The minority leader works closely with the majority leader to make certain that they and their parties are aware of what is happening. According the United States Senate’s website, “The posts of majority and minority leader are not included in the Constitution, as are the president of the Senate (the vice president of the United States) and the president pro tempore. Instead, party floor leadership evolved out of necessity” (senate.gov). Therefore, the positions of majority leader and minority leader did not originate from the Constitution. They developed over time from the need for control and guidance over meetings and debates. Party Whips. Each party in the Senate selects their own whips, also known as assistant leaders.
The need for party whips evolved alongside party leaders. These assistant leaders keep track of the amount votes that are for and that are against a legislative decision. They are also responsible for gathering support for particular positions (senate.gov).POWERS OF CONGRESS Each house of Congress has shared powers as well as their own special powers. According to Article I of the Constitution, Congress as a whole has the authority to “lay and collect Taxes, Duties, Imposts and Excises, to pay the Debts and provide for the common Defence and general Welfare of the United States; but all Duties, Imposts and Excises shall be uniform throughout the United States…sic” This statement indicates that Congress has the job of imposing and collecting all national dues; These dues must be consistent throughout the entirety of the United States and must not be imposed on only certain areas. It is important that these prices are uniform throughout the country because it avoids backlash from citizens.
It is also much easier to keep track of just one set price than it is to keep track of several different prices. Congress also has the power to borrow money on behalf of the United States, regulate commerce, coin money, and provide punishment for those who counterfeit currency. It is important that only Congress can handle currency-related affairs.
Otherwise it could lead to severe corruption in the government. If the executive branch were to possess these powers, the president may use it to push his own personal agendas and run the country into debt. It could also lead to the development of a dictatorship in extreme cases. If the judicial branch were to have access to these powers, then it would just be nonsensical because this branch’s job has next to nothing to do with how money is budgeted in this country. Congress has the ability to “..
.promote the Progress of Science and useful Arts, by securing for limited Times to Authors and Inventors the exclusive Right to their respective Writings and Discoveries…”, meaning they publicize copyrights. Copyrights give exclusive ownership to those who generate their own original content. Congress has the ability to create courts lower than the Supreme Court, delineate piracies and felonies committed on boats, declare war, create and fund armies, and lay out rules for the government (senate.gov). If this power was given to the executive branch or the judicial branch, then the system would become dangerously biased.

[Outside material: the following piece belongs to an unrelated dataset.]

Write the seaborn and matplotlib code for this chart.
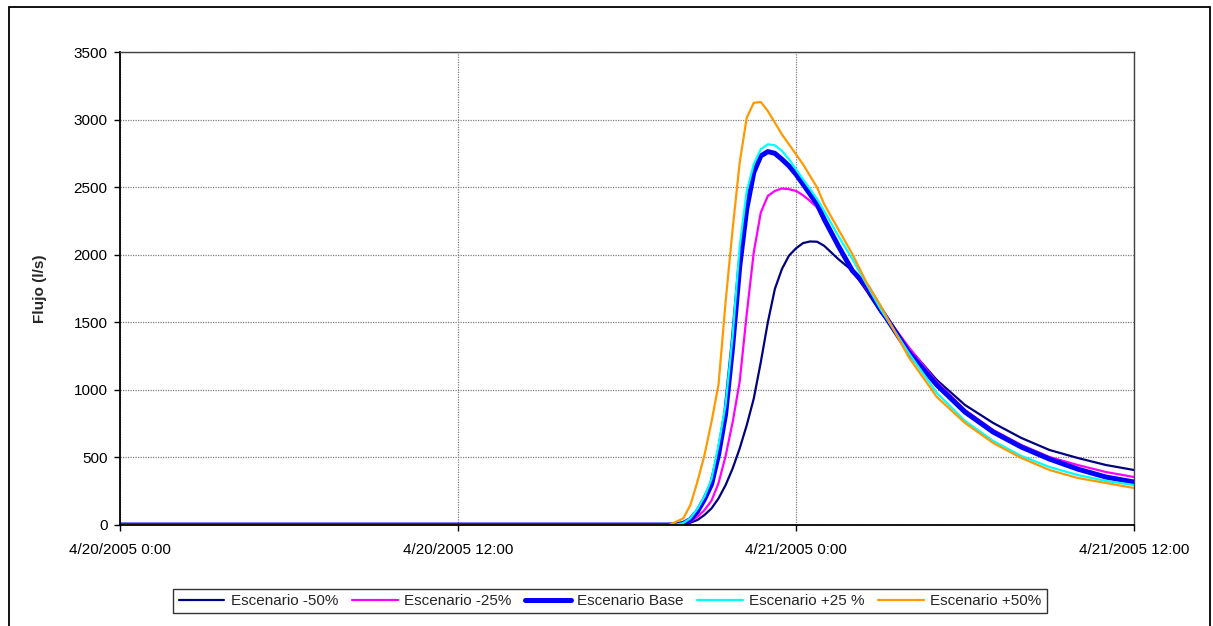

The president and his cabinet could possibly steal content made by others and monopolize the market. As for the judicial branch, judges could give copyrighted content to whomever they favored more instead of who it actually belonged to. In short, Congress regulates how the country functions and keep the government in balance by having their own particular set of powers.Special Powers of the Senate. As for special powers, the Senate has the responsibility of trying all impeachments. They act as a jury and judge for the trial. When impeaching an incumbent, the Senate must come to at least a two-thirds vote.
So at least sixty-seven members must vote towards removing the incumbent. The Senate also has the authority to reject or approve presidential recommendations for positions in the executive and judicial branch. This includes Cabinet members and Supreme Court Justices.
It is imperative that only the Senate be allotted this power. If the president were allowed to directly appoint judges, then the say of only one individual would have an effect on the entirety of the country’s judicial system for many years due to Supreme justices serving for life. The Senate also has the power to approve or deny treaties made the executive branch. To approve one also requires a two-thirds vote. Allowing Senate this power avoids an omnipotent executive branch that recklessly makes unwise decisions.
The Senate also has ways to punish disorderly members. One is expulsion. Another is known as censure, which is a formal document that expresses the disapproval of a member’s behavior. Although less severe than expulsion, it may deface the image of a Senator. Such humiliation is most likely to make them lose credibility among their peers and the public. The Senate is also allowed to filibuster and cloture. A filibuster is when a legislative assembly is delayed by unnecessarily extensive speeches or irrelevant topics. Filibustering can only be ended by a cloture, which is a vote to end an assembly.
Filibusters are usually used by the minority party as a last effort to kill off a bill before it can reach a vote. And as with all votes in the Senate, a two-thirds majority vote is required to cloture (senate.gov). Special Powers of the House of Representatives.
The House of Representatives has its own set of special powers as well. They can bring up the articles of impeachment against an official and act as a prosecutor in the trial (halrogers.house.
gov). It is important that this house has this power because the number and ratio of members is based on the actual population of each state in the country. So it is as if the country as a whole is bringing up the Articles of Impeachment against the official in question. The House is also where all money-related bills originate. This is known as the Origination Clause or the Revenue Clause. This clause is organized in this way because the Framers wanted the legislative body that was closest to the people to control the country’s money (Meese). This makes sense because the House of Representatives is directly proportional to the number of citizens in each state.
So, technically speaking, the entire population is indirectly voting, but on a much smaller scale. In the event of an electoral college tie, the House of Representatives has the power to choose the president themselves. This another power that has been placed in the correct house because once again, the House of Representatives is based on the population of the states.
In cases that involve foreign trade treaties or appointments for the Vice President, the House must approve these decisions (halrogers.house.gov). This situation is also in the right house for the same reason that was previously stated. CONCLUSION The legislative branch which is also known as the United States Congress is a very complex and extremely important structure. It is vital to how the United States functions as a society. It controls how citizens behave and it regulates commerce within the country as well as internationally.
This branch shapes the lives of citizens in the way that it specifies guidelines for what is considered legal and illegal. The powers that have been placed in the legislative branch are there because it keeps the government balanced. These powers do not allow for one omnipotent branch. They do not allow for the development of a theocracy, monarchy, oligarchy, or dictatorship. They allow an open system with guidelines that explain how to maintain the system, live within it as well as enjoy it. The legislative branch of the United States of America is the foundation that upholds the country.